Такие зловещие вопросы летали по всей Польше, под названием «Экзамена Земских Послов», с 1613 года, и король насилу разделался с жолнёрами только весной 1614, а вместе с тем угомонил и раздосадованную шляхту; но умные головы сознавали, что не скоро расхлебают поляки кашу, наваренную панами в Москве. Из-под Смоленска, который король продолжал удерживать за собой, приходили известия о том, что набранное оршанским старостой войско, начинает склоняться на сторону московского царя и, не дослужив даже заплаченного срока, переходит к нему на службу: признак зловещий! «Уже москали обходятся с нашими послами презрительно», говорили поляки на сейме: «они видят, что наши границы обнажены, что войска никакого нет, что им открывается погода к нам. Но теперь ещё у них довольно хлопот дома, между ними ещё великая рознь, и тот, которого посадили на царство, не умеет ими править, да и соседи их развлекают; а погодите немного— они как раз устремятся на нас всеми своими силами. Скоро придут дела к тому, что борьба с москалём будет для нас труднее, нежели — с каким либо другим неприятелем». [124]

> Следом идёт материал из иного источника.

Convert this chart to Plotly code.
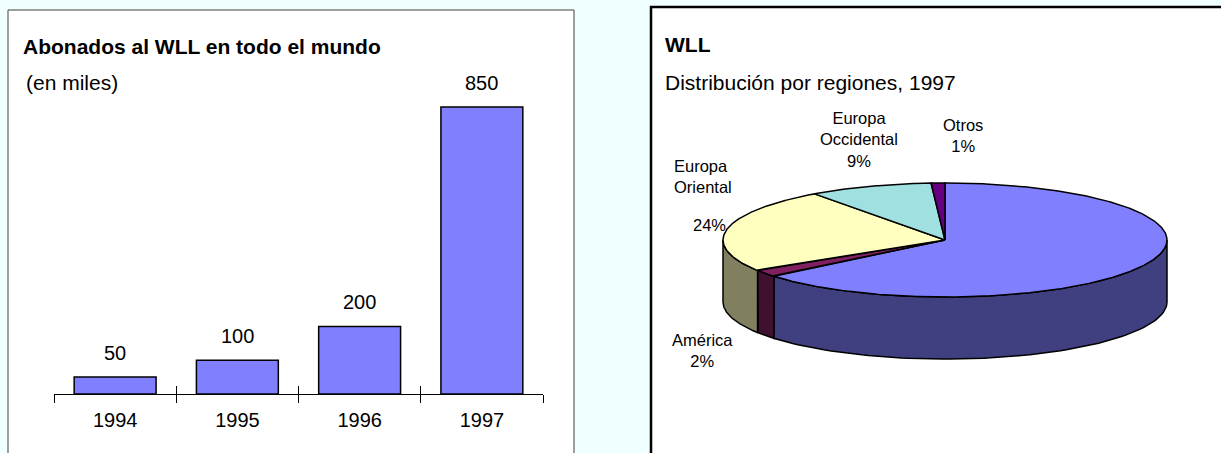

Вследствие несчастного конца московского похода, варшавский сейм 1613 года не состоялся, был, что называется, сорван. По всем очередным вопросам, земские послы не допускали рыцарское сословие, или Посольскую Избу сноситься с Избой Сенаторской и с королём. Сколько ни упрашивали король и сенат нижнюю палату, per viscera patriae, войти в соглашение с верхней, praeiudicati animi домогались одного: чтобы выполнены были обещания, данные войску и открыты виновники Московской войны. Сейм разъехался, не утвердив ни одного из предложений королевского правительства; король, in vim iustificationis, разослал по всем гродским судам универсал, в котором жаловался на земских послов, взваливал затею московской войны на некоторых сенаторов, не называя никого, старался восстановить в обществе поколебленное мнение о собственной личности. [125]
Так, с одной стороны, иезуитскому правительству Сигизмунда угрожала законная сила за предпочтение интересов личных народным интересам; с другой — русская сила, не узаконенная ни одним патентом, проявляла себя, всё более и более в борьбе с чужеядными соседями. Роль коронного гетмана была труднее королевской. Он должен был представлять не двуликого, а четвероликого Януса, какого не могли вообразить и римляне. Одним лицом обращён был он к своим панам и жолнёрам-шляхтичам, этому первообразу своевольных казаков, этим истинно безнаказанным казакам-разбойникам: он постоянно внушал им, что королевский меч длинен, что хоть изредка, но может кто-нибудь из них поплатиться головой за своевольство, как поплатился Сангушко при Сигизмунде-Августе за княжну Острожскую, а Зборовский при Стефане Батории — за дружбу с низовцами. Другим лицом обращён был коронный гетман в противоположную сторону — к казакам настоящим, к казакам-циникам, которые не маскировались miłością ku Ojczyźnie и, в случае чего, готовы были поступить с Краковом, как с Белгородом, Килией, Тягинью, или Очаковом. Третьим лицом обращался он к Москве, а четвёртым к Турции. [126]
В последнем случае, ему приходилось иногда просить короля объявить посполитое рушение, лишь бы наделать шуму, распускать слух о сильных вооружениях панов и вообще играть роль шекспирова Фальстафа, в его знаменитом грабеже на большой дороге. Но ещё тяжелее была роль четвероликого гетмана относительно казаков: он должен был их запугивать, не имея войска, запугивать в то время, когда они, из пиратов обыкновенных, сделались пиратами, ужасными для турок.